The exercise: Leave out the images; return the rest of the data exactly.

Records provided:
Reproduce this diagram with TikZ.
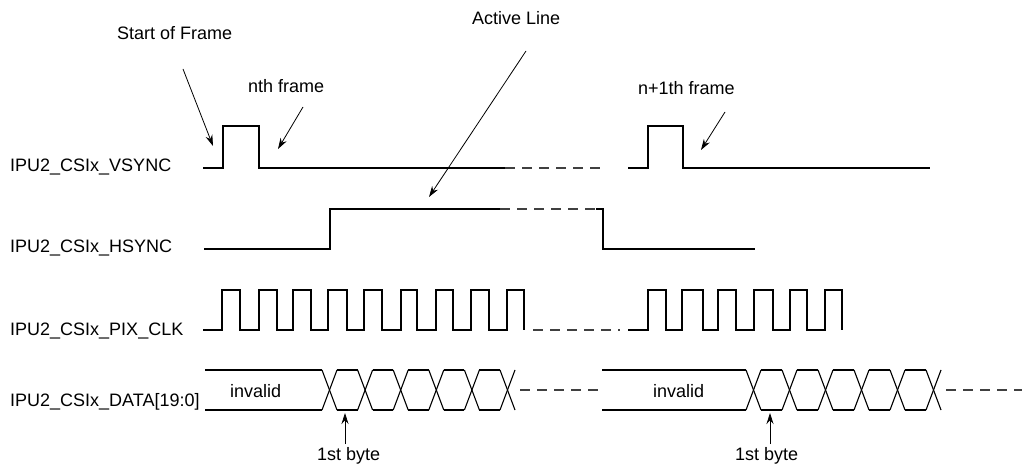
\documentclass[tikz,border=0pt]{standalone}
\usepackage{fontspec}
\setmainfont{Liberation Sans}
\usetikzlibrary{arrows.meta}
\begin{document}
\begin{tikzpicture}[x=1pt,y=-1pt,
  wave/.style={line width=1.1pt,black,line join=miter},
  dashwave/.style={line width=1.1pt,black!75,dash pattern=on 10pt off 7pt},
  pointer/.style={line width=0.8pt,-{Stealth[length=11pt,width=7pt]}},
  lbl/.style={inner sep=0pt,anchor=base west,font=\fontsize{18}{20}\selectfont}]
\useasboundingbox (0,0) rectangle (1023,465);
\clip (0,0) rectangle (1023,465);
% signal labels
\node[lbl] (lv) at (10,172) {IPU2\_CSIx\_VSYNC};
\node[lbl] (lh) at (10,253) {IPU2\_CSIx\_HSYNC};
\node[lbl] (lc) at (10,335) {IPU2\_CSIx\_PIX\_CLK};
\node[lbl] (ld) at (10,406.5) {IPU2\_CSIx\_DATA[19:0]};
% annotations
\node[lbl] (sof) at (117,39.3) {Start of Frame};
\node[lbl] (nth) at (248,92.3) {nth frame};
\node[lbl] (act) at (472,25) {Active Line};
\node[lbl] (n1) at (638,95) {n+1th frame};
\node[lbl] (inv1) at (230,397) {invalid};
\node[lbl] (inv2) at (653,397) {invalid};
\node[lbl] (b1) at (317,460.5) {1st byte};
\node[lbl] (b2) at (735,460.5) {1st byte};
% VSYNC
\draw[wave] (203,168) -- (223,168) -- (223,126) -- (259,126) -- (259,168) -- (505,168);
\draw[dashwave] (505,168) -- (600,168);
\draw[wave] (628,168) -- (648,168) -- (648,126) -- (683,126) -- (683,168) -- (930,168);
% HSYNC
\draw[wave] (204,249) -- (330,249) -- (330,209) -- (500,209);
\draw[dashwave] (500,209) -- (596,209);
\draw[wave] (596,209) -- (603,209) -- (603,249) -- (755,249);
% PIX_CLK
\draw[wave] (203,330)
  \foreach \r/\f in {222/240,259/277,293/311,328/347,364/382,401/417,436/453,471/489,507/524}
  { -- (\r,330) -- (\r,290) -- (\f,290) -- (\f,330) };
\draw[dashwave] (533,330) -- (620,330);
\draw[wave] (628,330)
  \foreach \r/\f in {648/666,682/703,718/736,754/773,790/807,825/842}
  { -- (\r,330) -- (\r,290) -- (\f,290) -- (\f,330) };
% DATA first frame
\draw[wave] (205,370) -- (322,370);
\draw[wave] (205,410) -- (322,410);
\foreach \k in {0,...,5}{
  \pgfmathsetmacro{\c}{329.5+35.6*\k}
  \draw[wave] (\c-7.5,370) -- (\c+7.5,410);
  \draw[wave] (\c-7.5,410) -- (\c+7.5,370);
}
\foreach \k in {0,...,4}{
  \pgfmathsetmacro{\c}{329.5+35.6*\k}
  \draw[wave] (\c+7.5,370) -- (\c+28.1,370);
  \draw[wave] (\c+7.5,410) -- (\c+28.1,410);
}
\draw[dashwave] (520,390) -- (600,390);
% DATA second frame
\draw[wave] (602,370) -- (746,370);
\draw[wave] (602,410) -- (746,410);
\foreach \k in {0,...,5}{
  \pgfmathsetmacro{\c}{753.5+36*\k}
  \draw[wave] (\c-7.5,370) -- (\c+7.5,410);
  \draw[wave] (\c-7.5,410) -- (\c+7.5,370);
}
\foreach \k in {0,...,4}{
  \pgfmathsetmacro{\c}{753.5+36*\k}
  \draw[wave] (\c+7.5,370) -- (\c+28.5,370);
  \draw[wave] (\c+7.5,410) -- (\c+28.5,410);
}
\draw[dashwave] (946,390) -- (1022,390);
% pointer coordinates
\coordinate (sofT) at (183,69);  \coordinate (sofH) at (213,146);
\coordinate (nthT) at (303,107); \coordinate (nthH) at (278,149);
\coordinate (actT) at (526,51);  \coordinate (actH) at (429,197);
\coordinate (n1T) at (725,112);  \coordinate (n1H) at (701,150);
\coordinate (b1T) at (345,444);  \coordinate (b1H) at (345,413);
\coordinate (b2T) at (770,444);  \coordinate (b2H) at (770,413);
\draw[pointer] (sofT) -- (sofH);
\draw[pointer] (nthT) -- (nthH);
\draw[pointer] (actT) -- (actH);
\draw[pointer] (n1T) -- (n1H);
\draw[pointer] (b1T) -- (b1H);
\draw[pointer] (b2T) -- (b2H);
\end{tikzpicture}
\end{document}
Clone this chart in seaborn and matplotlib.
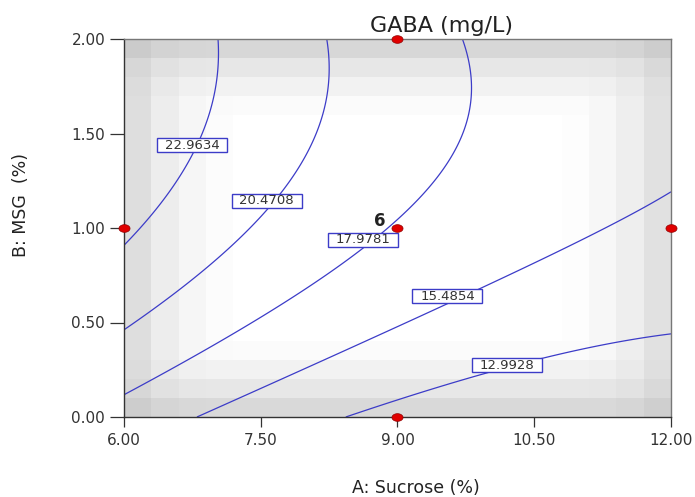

Correct result:
Reproduce this diagram with TikZ.
\documentclass[tikz,border=0pt]{standalone}
\usepackage{fontspec}
\setmainfont{Liberation Sans}
\usetikzlibrary{arrows.meta}
\begin{document}
\begin{tikzpicture}[x=1pt,y=-1pt,
  wave/.style={line width=1.1pt,black,line join=miter},
  dashwave/.style={line width=1.1pt,black!75,dash pattern=on 10pt off 7pt},
  pointer/.style={line width=0.8pt,-{Stealth[length=11pt,width=7pt]}},
  lbl/.style={inner sep=0pt,anchor=base west,font=\fontsize{18}{20}\selectfont}]
\useasboundingbox (0,0) rectangle (1023,465);
\clip (0,0) rectangle (1023,465);
% signal labels
\node[lbl] (lv) at (10,172) {IPU2\_CSIx\_VSYNC};
\node[lbl] (lh) at (10,253) {IPU2\_CSIx\_HSYNC};
\node[lbl] (lc) at (10,335) {IPU2\_CSIx\_PIX\_CLK};
\node[lbl] (ld) at (10,406.5) {IPU2\_CSIx\_DATA[19:0]};
% annotations
\node[lbl] (sof) at (117,39.3) {Start of Frame};
\node[lbl] (nth) at (248,92.3) {nth frame};
\node[lbl] (act) at (472,25) {Active Line};
\node[lbl] (n1) at (638,95) {n+1th frame};
\node[lbl] (inv1) at (230,397) {invalid};
\node[lbl] (inv2) at (653,397) {invalid};
\node[lbl] (b1) at (317,460.5) {1st byte};
\node[lbl] (b2) at (735,460.5) {1st byte};
% VSYNC
\draw[wave] (203,168) -- (223,168) -- (223,126) -- (259,126) -- (259,168) -- (505,168);
\draw[dashwave] (505,168) -- (600,168);
\draw[wave] (628,168) -- (648,168) -- (648,126) -- (683,126) -- (683,168) -- (930,168);
% HSYNC
\draw[wave] (204,249) -- (330,249) -- (330,209) -- (500,209);
\draw[dashwave] (500,209) -- (596,209);
\draw[wave] (596,209) -- (603,209) -- (603,249) -- (755,249);
% PIX_CLK
\draw[wave] (203,330)
  \foreach \r/\f in {222/240,259/277,293/311,328/347,364/382,401/417,436/453,471/489,507/524}
  { -- (\r,330) -- (\r,290) -- (\f,290) -- (\f,330) };
\draw[dashwave] (533,330) -- (620,330);
\draw[wave] (628,330)
  \foreach \r/\f in {648/666,682/703,718/736,754/773,790/807,825/842}
  { -- (\r,330) -- (\r,290) -- (\f,290) -- (\f,330) };
% DATA first frame
\draw[wave] (205,370) -- (322,370);
\draw[wave] (205,410) -- (322,410);
\foreach \k in {0,...,5}{
  \pgfmathsetmacro{\c}{329.5+35.6*\k}
  \draw[wave] (\c-7.5,370) -- (\c+7.5,410);
  \draw[wave] (\c-7.5,410) -- (\c+7.5,370);
}
\foreach \k in {0,...,4}{
  \pgfmathsetmacro{\c}{329.5+35.6*\k}
  \draw[wave] (\c+7.5,370) -- (\c+28.1,370);
  \draw[wave] (\c+7.5,410) -- (\c+28.1,410);
}
\draw[dashwave] (520,390) -- (600,390);
% DATA second frame
\draw[wave] (602,370) -- (746,370);
\draw[wave] (602,410) -- (746,410);
\foreach \k in {0,...,5}{
  \pgfmathsetmacro{\c}{753.5+36*\k}
  \draw[wave] (\c-7.5,370) -- (\c+7.5,410);
  \draw[wave] (\c-7.5,410) -- (\c+7.5,370);
}
\foreach \k in {0,...,4}{
  \pgfmathsetmacro{\c}{753.5+36*\k}
  \draw[wave] (\c+7.5,370) -- (\c+28.5,370);
  \draw[wave] (\c+7.5,410) -- (\c+28.5,410);
}
\draw[dashwave] (946,390) -- (1022,390);
% pointer coordinates
\coordinate (sofT) at (183,69);  \coordinate (sofH) at (213,146);
\coordinate (nthT) at (303,107); \coordinate (nthH) at (278,149);
\coordinate (actT) at (526,51);  \coordinate (actH) at (429,197);
\coordinate (n1T) at (725,112);  \coordinate (n1H) at (701,150);
\coordinate (b1T) at (345,444);  \coordinate (b1H) at (345,413);
\coordinate (b2T) at (770,444);  \coordinate (b2H) at (770,413);
\draw[pointer] (sofT) -- (sofH);
\draw[pointer] (nthT) -- (nthH);
\draw[pointer] (actT) -- (actH);
\draw[pointer] (n1T) -- (n1H);
\draw[pointer] (b1T) -- (b1H);
\draw[pointer] (b2T) -- (b2H);
\end{tikzpicture}
\end{document}
Clone this chart in seaborn and matplotlib.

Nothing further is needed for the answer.